• **GOAL**
Look at the data below and print exactly the lines from its first line through the line with "2.50, 2.51, 2.55, 2.61, 2.64];"; the pictures stay out of the copy.

• **DATASET EXTRACT**
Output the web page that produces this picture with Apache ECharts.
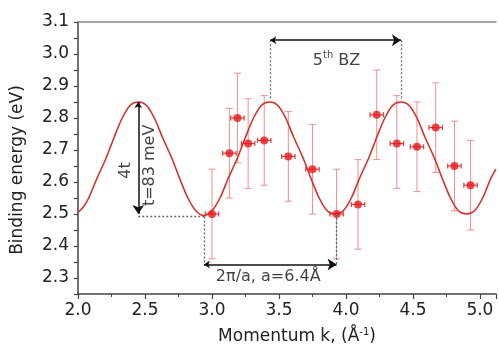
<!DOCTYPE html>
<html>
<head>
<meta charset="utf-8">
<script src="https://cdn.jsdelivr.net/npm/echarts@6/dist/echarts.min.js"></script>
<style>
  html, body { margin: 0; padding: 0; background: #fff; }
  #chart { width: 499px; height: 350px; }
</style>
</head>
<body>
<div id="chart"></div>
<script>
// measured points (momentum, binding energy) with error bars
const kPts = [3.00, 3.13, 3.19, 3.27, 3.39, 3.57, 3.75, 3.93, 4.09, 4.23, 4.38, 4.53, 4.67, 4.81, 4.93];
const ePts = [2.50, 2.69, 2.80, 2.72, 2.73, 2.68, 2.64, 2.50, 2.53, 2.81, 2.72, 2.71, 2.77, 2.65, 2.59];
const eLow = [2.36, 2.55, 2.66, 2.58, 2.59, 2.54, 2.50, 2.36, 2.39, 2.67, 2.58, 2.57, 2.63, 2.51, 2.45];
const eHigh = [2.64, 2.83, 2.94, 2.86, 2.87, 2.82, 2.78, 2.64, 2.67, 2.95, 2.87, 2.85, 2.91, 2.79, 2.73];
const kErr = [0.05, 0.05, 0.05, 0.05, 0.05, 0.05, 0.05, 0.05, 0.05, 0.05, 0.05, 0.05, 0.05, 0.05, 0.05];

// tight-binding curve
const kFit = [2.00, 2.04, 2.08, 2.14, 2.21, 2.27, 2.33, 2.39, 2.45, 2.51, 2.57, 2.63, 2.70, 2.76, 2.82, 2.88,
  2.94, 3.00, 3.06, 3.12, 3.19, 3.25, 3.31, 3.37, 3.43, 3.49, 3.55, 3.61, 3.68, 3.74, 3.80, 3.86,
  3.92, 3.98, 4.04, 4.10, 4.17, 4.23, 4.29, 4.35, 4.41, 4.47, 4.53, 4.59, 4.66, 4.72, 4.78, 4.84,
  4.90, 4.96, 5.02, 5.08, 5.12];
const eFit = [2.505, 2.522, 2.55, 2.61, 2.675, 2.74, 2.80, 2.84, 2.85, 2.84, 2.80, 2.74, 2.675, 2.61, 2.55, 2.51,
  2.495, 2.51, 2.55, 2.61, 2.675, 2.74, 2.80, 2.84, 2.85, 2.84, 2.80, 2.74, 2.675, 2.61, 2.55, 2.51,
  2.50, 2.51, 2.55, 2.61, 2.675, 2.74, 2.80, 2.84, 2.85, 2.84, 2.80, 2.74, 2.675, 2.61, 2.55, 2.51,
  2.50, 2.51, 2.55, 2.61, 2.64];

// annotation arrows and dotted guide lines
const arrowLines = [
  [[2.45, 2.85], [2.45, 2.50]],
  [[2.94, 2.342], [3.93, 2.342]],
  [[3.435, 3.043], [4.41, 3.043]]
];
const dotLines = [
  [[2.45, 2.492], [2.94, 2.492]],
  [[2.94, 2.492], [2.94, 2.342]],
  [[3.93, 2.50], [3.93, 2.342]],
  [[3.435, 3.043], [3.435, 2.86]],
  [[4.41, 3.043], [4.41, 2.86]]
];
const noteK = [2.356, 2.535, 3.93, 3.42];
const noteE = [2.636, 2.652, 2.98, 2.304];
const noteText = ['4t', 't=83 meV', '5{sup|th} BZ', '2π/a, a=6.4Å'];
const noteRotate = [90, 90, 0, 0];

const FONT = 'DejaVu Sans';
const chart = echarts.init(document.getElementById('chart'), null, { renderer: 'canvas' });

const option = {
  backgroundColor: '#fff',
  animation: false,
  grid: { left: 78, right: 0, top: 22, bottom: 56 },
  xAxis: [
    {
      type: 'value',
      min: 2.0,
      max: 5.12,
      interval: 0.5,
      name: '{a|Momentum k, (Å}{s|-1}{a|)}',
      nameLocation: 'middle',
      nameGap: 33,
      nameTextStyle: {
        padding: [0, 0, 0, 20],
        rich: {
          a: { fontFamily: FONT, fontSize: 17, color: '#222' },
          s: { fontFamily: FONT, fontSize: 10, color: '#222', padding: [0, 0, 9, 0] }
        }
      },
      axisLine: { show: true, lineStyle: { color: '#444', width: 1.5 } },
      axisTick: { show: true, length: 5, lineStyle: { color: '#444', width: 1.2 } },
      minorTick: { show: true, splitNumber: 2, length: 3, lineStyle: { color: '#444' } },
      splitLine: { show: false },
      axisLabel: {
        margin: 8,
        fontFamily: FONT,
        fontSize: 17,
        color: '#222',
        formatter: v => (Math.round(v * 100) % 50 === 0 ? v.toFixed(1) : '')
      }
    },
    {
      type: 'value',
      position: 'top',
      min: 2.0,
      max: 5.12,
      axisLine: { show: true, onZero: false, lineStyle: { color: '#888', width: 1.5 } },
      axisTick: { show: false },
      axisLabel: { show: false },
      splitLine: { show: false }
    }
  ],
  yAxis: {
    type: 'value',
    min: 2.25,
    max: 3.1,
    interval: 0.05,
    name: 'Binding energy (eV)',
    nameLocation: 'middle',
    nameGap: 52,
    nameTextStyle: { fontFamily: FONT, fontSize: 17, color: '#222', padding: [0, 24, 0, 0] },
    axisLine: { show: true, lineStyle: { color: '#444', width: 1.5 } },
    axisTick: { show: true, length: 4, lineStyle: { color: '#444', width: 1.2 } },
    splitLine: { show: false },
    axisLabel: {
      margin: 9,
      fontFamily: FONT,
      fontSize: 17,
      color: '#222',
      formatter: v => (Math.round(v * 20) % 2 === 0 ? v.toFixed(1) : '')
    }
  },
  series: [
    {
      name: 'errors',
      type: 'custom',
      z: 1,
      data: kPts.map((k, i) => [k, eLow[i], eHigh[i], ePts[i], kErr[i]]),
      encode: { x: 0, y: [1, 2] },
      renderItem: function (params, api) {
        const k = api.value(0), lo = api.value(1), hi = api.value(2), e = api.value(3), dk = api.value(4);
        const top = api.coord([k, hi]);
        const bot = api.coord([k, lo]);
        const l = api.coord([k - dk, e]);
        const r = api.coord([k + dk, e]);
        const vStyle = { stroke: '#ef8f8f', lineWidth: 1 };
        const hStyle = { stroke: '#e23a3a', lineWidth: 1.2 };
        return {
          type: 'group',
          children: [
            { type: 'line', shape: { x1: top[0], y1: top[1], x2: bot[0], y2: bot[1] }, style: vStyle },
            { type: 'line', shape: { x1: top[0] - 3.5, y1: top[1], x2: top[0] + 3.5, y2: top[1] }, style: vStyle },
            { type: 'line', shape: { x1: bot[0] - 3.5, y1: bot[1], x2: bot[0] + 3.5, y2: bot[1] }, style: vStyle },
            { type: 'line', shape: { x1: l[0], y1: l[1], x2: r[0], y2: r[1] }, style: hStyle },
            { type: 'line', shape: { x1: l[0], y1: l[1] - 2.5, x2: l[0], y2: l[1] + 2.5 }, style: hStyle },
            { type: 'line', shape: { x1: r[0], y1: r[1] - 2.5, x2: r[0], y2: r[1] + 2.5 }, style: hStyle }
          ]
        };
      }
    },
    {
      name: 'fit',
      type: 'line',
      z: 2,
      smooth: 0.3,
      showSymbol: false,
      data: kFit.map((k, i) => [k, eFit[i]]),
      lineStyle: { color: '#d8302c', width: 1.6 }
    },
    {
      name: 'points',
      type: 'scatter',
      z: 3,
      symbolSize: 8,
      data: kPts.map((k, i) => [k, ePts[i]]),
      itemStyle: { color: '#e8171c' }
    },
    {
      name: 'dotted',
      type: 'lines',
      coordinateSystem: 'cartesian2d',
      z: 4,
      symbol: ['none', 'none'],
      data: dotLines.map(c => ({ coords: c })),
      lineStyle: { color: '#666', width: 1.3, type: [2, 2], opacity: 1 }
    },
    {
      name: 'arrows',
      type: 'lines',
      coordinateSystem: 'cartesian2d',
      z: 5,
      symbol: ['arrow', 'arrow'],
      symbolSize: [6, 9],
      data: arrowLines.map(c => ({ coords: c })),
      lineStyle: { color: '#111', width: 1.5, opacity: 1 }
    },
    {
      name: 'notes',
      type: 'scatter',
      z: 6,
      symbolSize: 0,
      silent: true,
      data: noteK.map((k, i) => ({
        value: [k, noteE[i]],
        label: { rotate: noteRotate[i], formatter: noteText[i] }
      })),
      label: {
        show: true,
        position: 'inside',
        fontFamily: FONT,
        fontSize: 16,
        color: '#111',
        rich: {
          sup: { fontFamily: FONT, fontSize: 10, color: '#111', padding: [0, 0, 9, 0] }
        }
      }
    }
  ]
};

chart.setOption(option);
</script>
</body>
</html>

• **FINISHED EXERCISE**
Output the web page that produces this picture with Apache ECharts.
<!DOCTYPE html>
<html>
<head>
<meta charset="utf-8">
<script src="https://cdn.jsdelivr.net/npm/echarts@6/dist/echarts.min.js"></script>
<style>
  html, body { margin: 0; padding: 0; background: #fff; }
  #chart { width: 499px; height: 350px; }
</style>
</head>
<body>
<div id="chart"></div>
<script>
// measured points (momentum, binding energy) with error bars
const kPts = [3.00, 3.13, 3.19, 3.27, 3.39, 3.57, 3.75, 3.93, 4.09, 4.23, 4.38, 4.53, 4.67, 4.81, 4.93];
const ePts = [2.50, 2.69, 2.80, 2.72, 2.73, 2.68, 2.64, 2.50, 2.53, 2.81, 2.72, 2.71, 2.77, 2.65, 2.59];
const eLow = [2.36, 2.55, 2.66, 2.58, 2.59, 2.54, 2.50, 2.36, 2.39, 2.67, 2.58, 2.57, 2.63, 2.51, 2.45];
const eHigh = [2.64, 2.83, 2.94, 2.86, 2.87, 2.82, 2.78, 2.64, 2.67, 2.95, 2.87, 2.85, 2.91, 2.79, 2.73];
const kErr = [0.05, 0.05, 0.05, 0.05, 0.05, 0.05, 0.05, 0.05, 0.05, 0.05, 0.05, 0.05, 0.05, 0.05, 0.05];

// tight-binding curve
const kFit = [2.00, 2.04, 2.08, 2.14, 2.21, 2.27, 2.33, 2.39, 2.45, 2.51, 2.57, 2.63, 2.70, 2.76, 2.82, 2.88,
  2.94, 3.00, 3.06, 3.12, 3.19, 3.25, 3.31, 3.37, 3.43, 3.49, 3.55, 3.61, 3.68, 3.74, 3.80, 3.86,
  3.92, 3.98, 4.04, 4.10, 4.17, 4.23, 4.29, 4.35, 4.41, 4.47, 4.53, 4.59, 4.66, 4.72, 4.78, 4.84,
  4.90, 4.96, 5.02, 5.08, 5.12];
const eFit = [2.505, 2.522, 2.55, 2.61, 2.675, 2.74, 2.80, 2.84, 2.85, 2.84, 2.80, 2.74, 2.675, 2.61, 2.55, 2.51,
  2.495, 2.51, 2.55, 2.61, 2.675, 2.74, 2.80, 2.84, 2.85, 2.84, 2.80, 2.74, 2.675, 2.61, 2.55, 2.51,
  2.50, 2.51, 2.55, 2.61, 2.675, 2.74, 2.80, 2.84, 2.85, 2.84, 2.80, 2.74, 2.675, 2.61, 2.55, 2.51,
  2.50, 2.51, 2.55, 2.61, 2.64];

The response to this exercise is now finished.